Question: What new rights and privileges will illegal immigrants applying for a Z visa obtain under this legislation?
Answer: It bestows all the rights and privileges sought by legal immigrants, as well as some privileges unavailable to them… and unavailable to U.S. citizens.
· Receipt of even a probationary Z visa instantly changes an illegal immigrant’s status to “legal.” They are free to seek employment, enroll in schools, travel throughout the country, etc., ahead of those individuals who played by the rules and await the opportunity for legal entry.
· They are eligible for in-state tuition rates at state universities, thereby entitled to tens of thousands of dollars worth of taxpayer subsidies. Meanwhile, those on regular student visas, as well as out of state citizens, must pay tuition rates three-to-four times higher.
Question: Many have expressed concerns about how this bill was put together and the short amount of time being allotted for full Senate debate. Are those concerns legitimate?
· The bill was written in secret, by only a handful of Senators, and brought to the floor without any meaningful scrutiny.

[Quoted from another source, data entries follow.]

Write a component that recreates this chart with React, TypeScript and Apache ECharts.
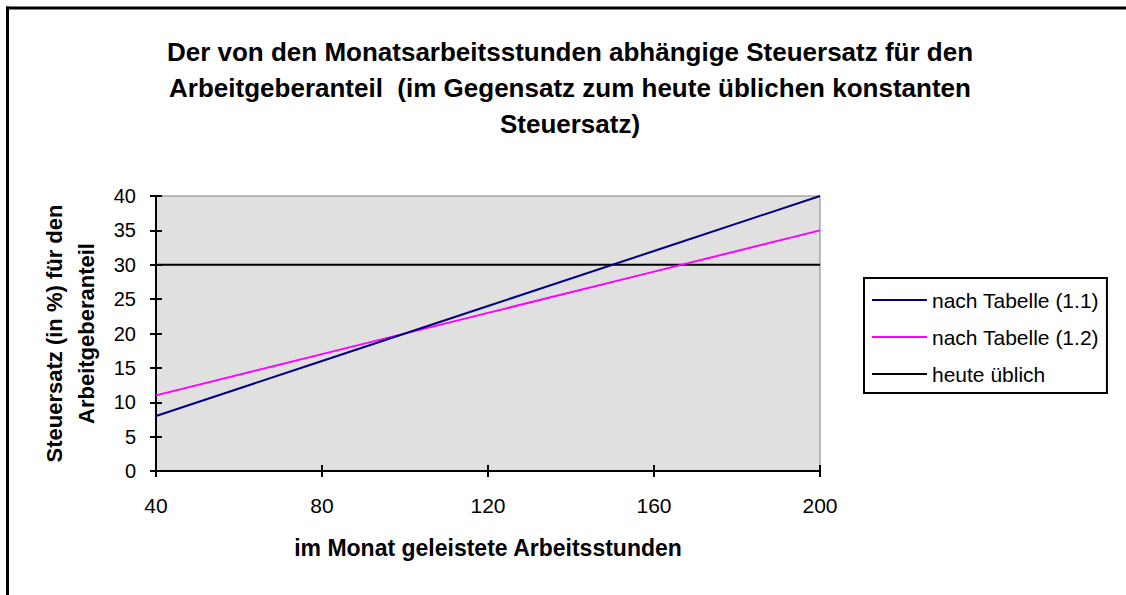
import React, { useEffect, useRef } from "react";
import * as echarts from "echarts";

const hours = [40, 80, 120, 160, 200];
const table11 = [8, 16, 24, 32, 40];
const table12 = [11, 17, 23, 29, 35];
const heute = [30, 30, 30, 30, 30];

const seriesNames = ["nach Tabelle (1.1)", "nach Tabelle (1.2)", "heute üblich"];
const seriesColors = ["#000080", "#ff00ff", "#000000"];

const titleText =
  "Der von den Monatsarbeitsstunden abhängige Steuersatz für den\nArbeitgeberanteil  (im Gegensatz zum heute üblichen konstanten\nSteuersatz)";
const xName = "im Monat geleistete Arbeitsstunden";
const yName = "Steuersatz (in %) für den\nArbeitgeberanteil";

const FONT = "'Liberation Sans', Arial, sans-serif";

export default function App() {
  const ref = useRef<HTMLDivElement>(null);
  useEffect(() => {
    if (!ref.current) return;
    const chart = echarts.init(ref.current, undefined, { renderer: "svg" });
    const pair = (ys: number[]) => hours.map((h, i) => [h, ys[i]]);
    const values = [table11, table12, heute];
    chart.setOption({
      animation: false,
      backgroundColor: "#ffffff",
      textStyle: { fontFamily: FONT },
      title: {
        text: titleText,
        left: 570,
        top: 34,
        padding: 0,
        textAlign: "center",
        textStyle: {
          fontFamily: FONT,
          fontSize: 26,
          fontWeight: "bold",
          color: "#000",
          lineHeight: 36,
          align: "center",
        },
      },
      graphic: [
        { type: "line", shape: { x1: 6, y1: 8, x2: 1126, y2: 8 }, style: { stroke: "#000", lineWidth: 3 } },
        { type: "line", shape: { x1: 7.5, y1: 6.5, x2: 7.5, y2: 595 }, style: { stroke: "#000", lineWidth: 3 } },
      ],
      legend: {
        orient: "vertical",
        left: 864,
        top: 278,
        padding: [11, 8, 8, 8],
        backgroundColor: "#fff",
        borderColor: "#000",
        borderWidth: 2,
        borderRadius: 0,
        itemWidth: 55,
        itemHeight: 2,
        itemGap: 15,
        icon: "rect",
        selectedMode: false,
        textStyle: { fontFamily: FONT, fontSize: 21, color: "#000", lineHeight: 22 },
        data: seriesNames,
      },
      grid: {
        left: 156,
        top: 196,
        width: 664,
        height: 275,
        show: true,
        backgroundColor: "#e0e0e0",
        borderColor: "#808080",
        borderWidth: 1,
      },
      xAxis: [
        {
          type: "value",
          min: 40,
          max: 200,
          interval: 40,
          name: xName,
          nameLocation: "middle",
          nameGap: 65,
          nameTextStyle: { fontFamily: FONT, fontSize: 23, fontWeight: "bold", color: "#000" },
          axisLine: { show: true, lineStyle: { color: "#000", width: 2 } },
          axisTick: { show: true, length: 6, lineStyle: { color: "#000", width: 2 } },
          axisLabel: { margin: 24, fontFamily: FONT, fontSize: 21, color: "#000" },
          splitLine: { show: false },
        },
        {
          type: "value",
          min: 40,
          max: 200,
          interval: 40,
          position: "bottom",
          axisLine: { show: false },
          axisTick: { show: true, inside: true, length: 6, lineStyle: { color: "#000", width: 2 } },
          axisLabel: { show: false },
          splitLine: { show: false },
        },
      ],
      yAxis: [
        {
          type: "value",
          min: 0,
          max: 40,
          interval: 5,
          name: yName,
          nameLocation: "middle",
          nameGap: 50,
          nameTextStyle: { fontFamily: FONT, fontSize: 22, fontWeight: "bold", color: "#000", lineHeight: 32, align: "center" },
          axisLine: { show: true, lineStyle: { color: "#000", width: 2 } },
          axisTick: { show: true, length: 6, lineStyle: { color: "#000", width: 2 } },
          axisLabel: { margin: 20, fontFamily: FONT, fontSize: 20, color: "#000" },
          splitLine: { show: false },
        },
        {
          type: "value",
          min: 0,
          max: 40,
          interval: 5,
          position: "left",
          axisLine: { show: false },
          axisTick: { show: true, inside: true, length: 6, lineStyle: { color: "#000", width: 2 } },
          axisLabel: { show: false },
          splitLine: { show: false },
        },
      ],
      series: seriesNames.map((name, i) => ({
        name,
        type: "line",
        xAxisIndex: 0,
        yAxisIndex: 0,
        data: pair(values[i]),
        showSymbol: false,
        symbol: "none",
        color: seriesColors[i],
        lineStyle: { color: seriesColors[i], width: 2 },
        z: 3 - i + 2,
      })),
    });
    return () => chart.dispose();
  }, []);
  return (
    <div
      ref={ref}
      style={{ position: "absolute", left: 0, top: 0, width: 1126, height: 595 }}
    />
  );
}
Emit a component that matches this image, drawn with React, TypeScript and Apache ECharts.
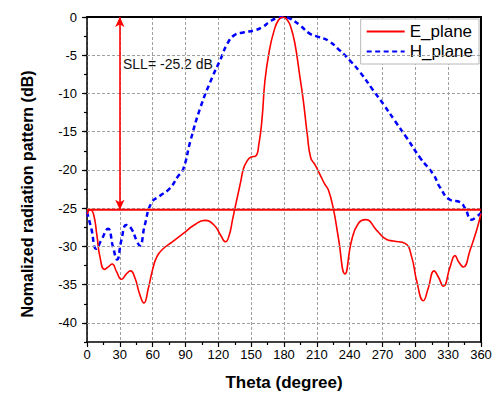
import React, { useEffect, useRef } from "react";
import * as echarts from "echarts";

// ---- data ----
const eTheta = [0, 3, 6, 9, 12, 16, 20, 23, 27, 31.4, 36, 39.7, 44, 48, 52, 56, 60, 64, 69.6, 78, 88, 98, 107.7, 116, 122, 126.6, 130, 133, 135.2, 140.5, 143, 146, 150, 154, 157, 160, 162.6, 166.6, 171, 175, 179, 183, 186, 190, 194.6, 197.7, 201.3, 204.4, 208.3, 212.9, 217, 220.5, 225, 229.6, 235.7, 241.8, 247.9, 254.9, 264.7, 273.8, 280, 290.6, 296.7, 301.2, 307.3, 311.9, 317.1, 321, 325.6, 331.7, 336.3, 339.5, 343.9, 350, 356, 360];
const eValues = [-25.8, -25.2, -25.8, -28.5, -31.5, -33.0, -32.6, -32.3, -33.3, -34.3, -33.6, -33.2, -34.2, -36.2, -37.4, -35.5, -33.0, -31.3, -30.3, -29.4, -28.3, -27.2, -26.6, -27.2, -28.5, -29.4, -28.5, -26.5, -25.0, -21.5, -19.8, -18.9, -18.3, -18.2, -16.7, -13.2, -8.3, -4.4, -1.75, -0.4, 0, -0.4, -1.2, -3.5, -7.9, -11.0, -15.4, -18.4, -19.3, -20.6, -21.8, -22.6, -25.0, -28.8, -33.6, -29.2, -27.0, -26.5, -27.9, -29.1, -29.3, -29.6, -31.4, -34.5, -37.1, -35.4, -33.2, -34.0, -35.2, -32.7, -31.2, -32.0, -32.7, -30.5, -27.9, -25.7];

const hTheta = [0, 4, 8.5, 13, 19.2, 23.8, 27.5, 31.4, 36, 40.6, 45.2, 48.2, 52.8, 58.9, 66.5, 75.7, 83.3, 87.9, 94.5, 103.7, 114.4, 122.1, 128.2, 134.4, 143.6, 152.8, 160.4, 166.6, 174.2, 180, 185.5, 194.6, 203.8, 211.4, 220.5, 231.2, 240.3, 249.4, 261.6, 270.8, 281.4, 292.1, 304.3, 316.5, 322.6, 331.7, 340.8, 345.4, 351.5, 356, 360];
const hValues = [-25.5, -27.7, -30.3, -29.2, -27.7, -30.1, -31.7, -29.2, -27.2, -27.7, -29.2, -29.9, -27.2, -24.3, -23.4, -22.4, -20.8, -19.9, -16.2, -11.8, -7.9, -5.5, -3.5, -2.4, -2.0, -1.75, -1.3, -0.66, -0.1, 0, -0.2, -1.1, -2.2, -2.6, -3.1, -4.4, -5.7, -7.2, -9.6, -11.4, -13.6, -15.8, -18.4, -20.6, -22.3, -23.9, -24.2, -25.0, -26.5, -26.1, -25.6];

const sllLevel = -25.2;
const sllTheta = 30;
const sllText = "SLL= -25.2 dB";
const yMajorTicks = [0, -5, -10, -15, -20, -25, -30, -35, -40];
const seriesNames = ["E_plane", "H_plane"];
const xTitle = "Theta (degree)";
const yTitle = "Nomalized radiation pattern (dB)";

const FONT = 'Arial, "Liberation Sans", sans-serif';

export default function App() {
  const ref = useRef<HTMLDivElement>(null);
  useEffect(() => {
    if (!ref.current) return;
    const chart = echarts.init(ref.current, undefined, { renderer: "svg" });
    const gridLine = { color: "#a0a0a0", type: [3, 2] as any, width: 1 };
    chart.setOption({
      animation: false,
      backgroundColor: "#fff",
      textStyle: { fontFamily: FONT },
      grid: { left: 87, right: 17, top: 17, bottom: 56, containLabel: false },
      legend: {
        orient: "vertical",
        right: 19,
        top: 19,
        data: seriesNames,
        itemWidth: 38,
        itemHeight: 14,
        itemGap: 3,
        padding: [4, 6, 4, 5],
        itemStyle: { opacity: 0 },
        backgroundColor: "#fff",
        borderColor: "#b8b8b8",
        borderWidth: 1,
        textStyle: { fontSize: 17, color: "#000", fontFamily: FONT },
      },
      xAxis: [
        {
          type: "value",
          min: 0,
          max: 360,
          interval: 30,
          name: xTitle,
          nameLocation: "middle",
          nameGap: 32,
          nameTextStyle: { fontSize: 17, fontWeight: "bold", color: "#000", fontFamily: FONT },
          axisLine: { show: true, onZero: false, lineStyle: { color: "#000", width: 1.5 } },
          axisTick: { show: true, inside: false, length: 5, lineStyle: { color: "#000", width: 1.2 } },
          minorTick: { show: true, splitNumber: 2, length: 3, lineStyle: { color: "#000", width: 1.2 } },
          axisLabel: { fontSize: 13, color: "#000", margin: 6, fontFamily: FONT },
          splitLine: { show: true, lineStyle: gridLine },
        },
        {
          type: "value",
          position: "top",
          min: 0,
          max: 360,
          axisLine: { show: true, onZero: false, lineStyle: { color: "#000", width: 2 } },
          axisTick: { show: false },
          axisLabel: { show: false },
          splitLine: { show: false },
        },
      ],
      yAxis: [
        {
          type: "value",
          min: -42.5,
          max: 0,
          axisLine: { show: true, onZero: false, lineStyle: { color: "#000", width: 1.5 } },
          axisTick: { show: true, length: 5, customValues: yMajorTicks, lineStyle: { color: "#000", width: 1.2 } },
          axisLabel: { fontSize: 13, color: "#000", margin: 10, customValues: yMajorTicks, fontFamily: FONT },
          splitLine: { show: false },
        },
        {
          type: "value",
          position: "left",
          min: -42.5,
          max: 0,
          interval: 2.5,
          axisLine: { show: false },
          axisTick: { show: true, length: 3, lineStyle: { color: "#000", width: 1.2 } },
          axisLabel: { show: false },
          splitLine: { show: false },
        },
        {
          type: "value",
          position: "right",
          min: -42.5,
          max: 0,
          axisLine: { show: true, onZero: false, lineStyle: { color: "#000", width: 2 } },
          axisTick: { show: false },
          axisLabel: { show: false },
          splitLine: { show: false },
        },
      ],
      series: [
        {
          name: "gridlines",
          type: "line",
          data: [],
          silent: true,
          markLine: {
            silent: true,
            symbol: "none",
            label: { show: false },
            lineStyle: gridLine,
            data: yMajorTicks.filter((v) => v !== 0).map((v) => ({ yAxis: v })),
          },
        },
        {
          name: "H_plane",
          type: "line",
          data: hTheta.map((t, i) => [t, hValues[i]]),
          smooth: 0.5,
          symbol: "none",
          lineStyle: { color: "#0000ff", width: 2.5, type: [5, 3.5] },
          itemStyle: { color: "#0000ff" },
          z: 3,
        },
        {
          name: "E_plane",
          type: "line",
          data: eTheta.map((t, i) => [t, eValues[i]]),
          smooth: 0.5,
          symbol: "none",
          lineStyle: { color: "#ff0000", width: 1.6 },
          itemStyle: { color: "#ff0000" },
          z: 4,
        },
        {
          name: "SLL",
          type: "line",
          data: [
            [0, sllLevel],
            [360, sllLevel],
          ],
          symbol: "none",
          lineStyle: { color: "#ff0000", width: 2 },
          z: 5,
          markLine: {
            silent: true,
            symbol: ["arrow", "arrow"],
            symbolSize: [7, 10],
            label: { show: false },
            lineStyle: { color: "#ff0000", width: 1.6, type: "solid" },
            data: [
              [
                { coord: [sllTheta, sllLevel] },
                { coord: [sllTheta, 0] },
              ],
            ],
          },
        },
      ],
      graphic: [
        {
          type: "text",
          left: 123,
          top: 57,
          style: { text: sllText, fill: "#111", font: `14px ${FONT}` },
        },
        {
          type: "text",
          x: 27,
          y: 194,
          rotation: Math.PI / 2,
          style: {
            text: yTitle,
            fill: "#000",
            font: `bold 16px ${FONT}`,
            align: "center",
            verticalAlign: "middle",
          },
        },
      ],
    });
    return () => chart.dispose();
  }, []);
  return <div ref={ref} style={{ width: 498, height: 398, position: "absolute", left: 0, top: 0 }} />;
}
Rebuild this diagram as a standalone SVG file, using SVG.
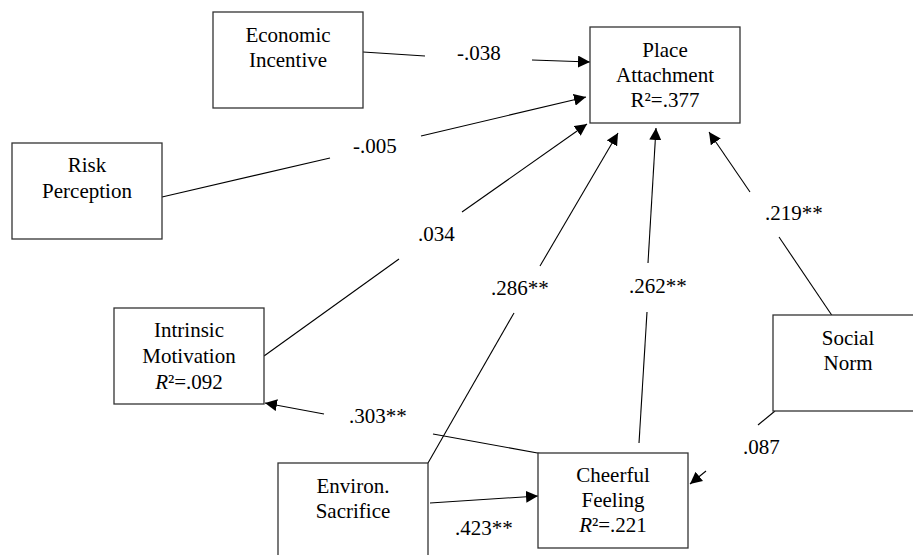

o The “final” draft bill wasn’t available until after the bill was introduced. (Last year’s failed bill was used as a “dummy” bill during the initial votes.)
o Meanwhile, Senators were working off different versions of the bill, promoting error and confusion.
o Even the “final” draft featured major omissions and errors.
· There have been no committee hearings, no expert testimony given, and no significant opportunities for debate. To date, there have been only seven amendment votes, despite the fact that hundreds have been introduced.
· The American people have not yet had a chance to study the bill fully. The Senate should let them digest it, and make their views known, before taking up this bill.